Paper review: ‘switch’ chemotherapy in canine splenic haemangiosarcoma post-splenectomy
This article, published last year, is quite exciting: dealing, as it does, with a common situation in our day to day caseload.
It is an oft-quoted statistic that <10% of splenic haemangiosarcoma cases will survive one year from spelnectomy even if no metastases are grossly apparent at the time of surgery and using doxorubicin-based chemotherapy. A better protocol would be welcomed.
‘Switch’ chemotherapy involves a relatively intensive initial course of treatment followed by prolonged metronomic chemotherapy.
Numbers of cases are relatively small: 10 dogs in the ‘switch’ group receiving maximum-tolerated dose doxorubicin-based chemotherapy (4-6 cycles of doxorubicin) followed by metronomic, low dose cyclophosphamide plus one of firocoxib, meloxicam or piroxicam and 12 dogs in the control group receiving only the doxorubicin-based initial course. As such this would be best described as a pilot study.

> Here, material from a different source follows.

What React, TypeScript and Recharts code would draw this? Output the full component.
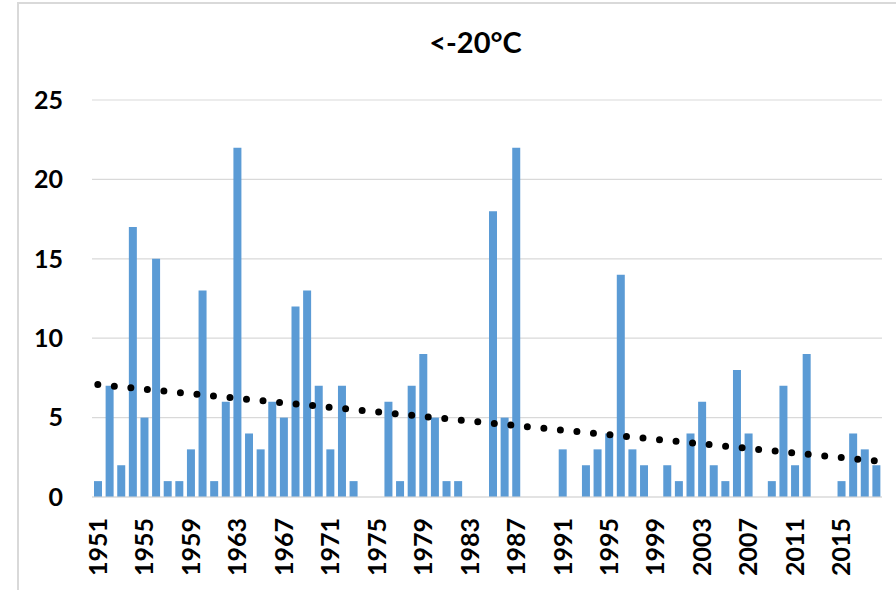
import React from "react";
import { ComposedChart, Bar, Line, XAxis, YAxis, CartesianGrid } from "recharts";

// Number of days below -20°C per year
const years: number[] = [
  1951, 1952, 1953, 1954, 1955, 1956, 1957, 1958, 1959, 1960,
  1961, 1962, 1963, 1964, 1965, 1966, 1967, 1968, 1969, 1970,
  1971, 1972, 1973, 1974, 1975, 1976, 1977, 1978, 1979, 1980,
  1981, 1982, 1983, 1984, 1985, 1986, 1987, 1988, 1989, 1990,
  1991, 1992, 1993, 1994, 1995, 1996, 1997, 1998, 1999, 2000,
  2001, 2002, 2003, 2004, 2005, 2006, 2007, 2008, 2009, 2010,
  2011, 2012, 2013, 2014, 2015, 2016, 2017, 2018,
];

const days: number[] = [
  1, 7, 2, 17, 5, 15, 1, 1, 3, 13,
  1, 6, 22, 4, 3, 6, 5, 12, 13, 7,
  3, 7, 1, 0, 0, 6, 1, 7, 9, 5,
  1, 1, 0, 0, 18, 5, 22, 0, 0, 0,
  3, 0, 2, 3, 4, 14, 3, 2, 0, 2,
  1, 4, 6, 2, 1, 8, 4, 0, 1, 7,
  2, 9, 0, 0, 1, 4, 3, 2,
];

const yTicks: number[] = [0, 5, 10, 15, 20, 25];

// Least-squares linear trend over the series
const n = days.length;
const xMean = (n - 1) / 2;
const yMean = days.reduce((a, b) => a + b, 0) / n;
let sxy = 0;
let sxx = 0;
days.forEach((v, i) => {
  sxy += (i - xMean) * (v - yMean);
  sxx += (i - xMean) * (i - xMean);
});
const slope = sxy / sxx;
const intercept = yMean - slope * xMean;

const data = years.map((year, i) => ({
  year: String(year),
  days: days[i],
  trend: intercept + slope * i,
}));

const FONT = "Lato, 'Open Sans', sans-serif";

const YearTick = (props: any) => {
  const { x, y, payload } = props;
  return (
    <g transform={`translate(${x},${y}) rotate(-90)`}>
      <text
        x={0}
        y={0}
        dy="0.36em"
        textAnchor="end"
        fontFamily={FONT}
        fontWeight={700}
        fontSize={25}
        fill="#000"
      >
        {payload.value}
      </text>
    </g>
  );
};

export default function App() {
  return (
    <div style={{ position: "absolute", left: 0, top: 0, width: 896, height: 590, background: "#fff", overflow: "hidden" }}>
      {/* chart frame */}
      <div
        style={{
          position: "absolute",
          left: 17,
          top: 2,
          width: 900,
          height: 600,
          borderLeft: "2px solid #d9d9d9",
          borderTop: "2px solid #d9d9d9",
        }}
      />
      <div
        style={{
          position: "absolute",
          left: 0,
          width: 951,
          top: 24,
          textAlign: "center",
          fontFamily: FONT,
          fontWeight: 700,
          fontSize: 29,
          lineHeight: "36px",
          color: "#000",
        }}
      >
        {"<-20°C"}
      </div>
      <div style={{ position: "absolute", left: 0, top: 0 }}>
        <ComposedChart
          width={896}
          height={590}
          data={data}
          margin={{ top: 100, right: 14, bottom: 0, left: 0 }}
          barSize={8}
        >
          <CartesianGrid vertical={false} stroke="#d9d9d9" strokeWidth={1.2} />
          <XAxis
            dataKey="year"
            interval={3}
            height={93}
            tickSize={0}
            tickMargin={21}
            tickLine={false}
            axisLine={{ stroke: "#d9d9d9", strokeWidth: 1.2 }}
            tick={<YearTick />}
          />
          <YAxis
            domain={[0, 25]}
            ticks={yTicks}
            width={92}
            tickSize={0}
            tickMargin={29}
            tickLine={false}
            axisLine={false}
            tick={{ fontFamily: FONT, fontWeight: 700, fontSize: 25, fill: "#000" }}
          />
          <Bar dataKey="days" fill="#5B9BD5" isAnimationActive={false} />
          <Line
            dataKey="trend"
            type="linear"
            stroke="#000"
            strokeWidth={7}
            strokeDasharray="0 16.6"
            strokeLinecap="round"
            dot={false}
            activeDot={false}
            isAnimationActive={false}
          />
        </ComposedChart>
      </div>
    </div>
  );
}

Presumed cyclophosphamide-induced cystitis was observed in 2 dogs: in which case cyclophosphamide was discontinued and chlorambucil was substituted.
Most dogs in the control group died around the 200 day mark. Although, interestingly, most of those that survived 300 days were still alive at 800 days. However, in the switch group over 50% of dogs survived beyond 1300 days -which I would describe as remarkable considering mean age at onset was 8.9 years.